REFERENCE SIGNS LIST

- 1 suction portion
- 2 hold-mount portion
- 3 pressing portion
- 4 housing
- 21 point
- 22 arc
- 31 body
- 32 protrusion
- 41, 42 hole
- 43 plug
- 44 vent line
- 100 optical component mounting device
- 200 suction device
- 300 sensor device
- 301 optical component
- 302 sensor
- 303 substrate
- 304 object-facing surface
- 305 image-facing surface
- 306 light receiving portion
- 307 adhesive
- 400 pressing member
- 500 air jet device
- 501 air

Claims

1. An optical component mounting device, comprising:

a suction portion that sucks an optical component, which guides light to a sensor mounted on a substrate;

a hold-mount portion that holds the optical component sucked by the suction portion, and mounts the optical component on either one or both of the substrate and the sensor; and

a pressing portion that presses the optical component from a side on which the suction portion is disposed after the suction portion stops sucking.

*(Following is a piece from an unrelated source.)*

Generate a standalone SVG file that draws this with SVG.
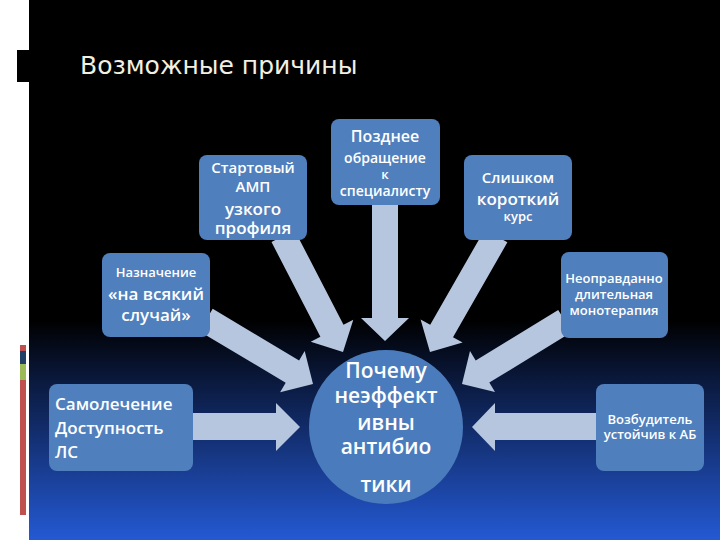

2. The optical component mounting device according to claim 1, wherein the hold-mount portion holds the pressing portion while the suction portion is not sucking.

3. The optical component mounting device according to claim 2, wherein the pressing portion is rotatable about the hold-mount portion in a state of being held by the hold-mount portion.

4. A method for manufacturing a sensor device, comprising:

a step of sucking an optical component that guides light to a sensor mounted on a substrate;

a step of holding the sucked optical component and mounting the optical component on either one or both of the substrate and the sensor;

a step of stopping sucking; and

a step of pressing the optical component from a side from which the optical component is sucked after sucking is stopped.

5. A method for manufacturing a sensor device, comprising:

a step of mounting an optical component, which guides light to a sensor mounted on a substrate, on either one or both of the substrate and the sensor; and

a step of pressing the optical component from a side opposite to a side on which the substrate and the sensor are disposed.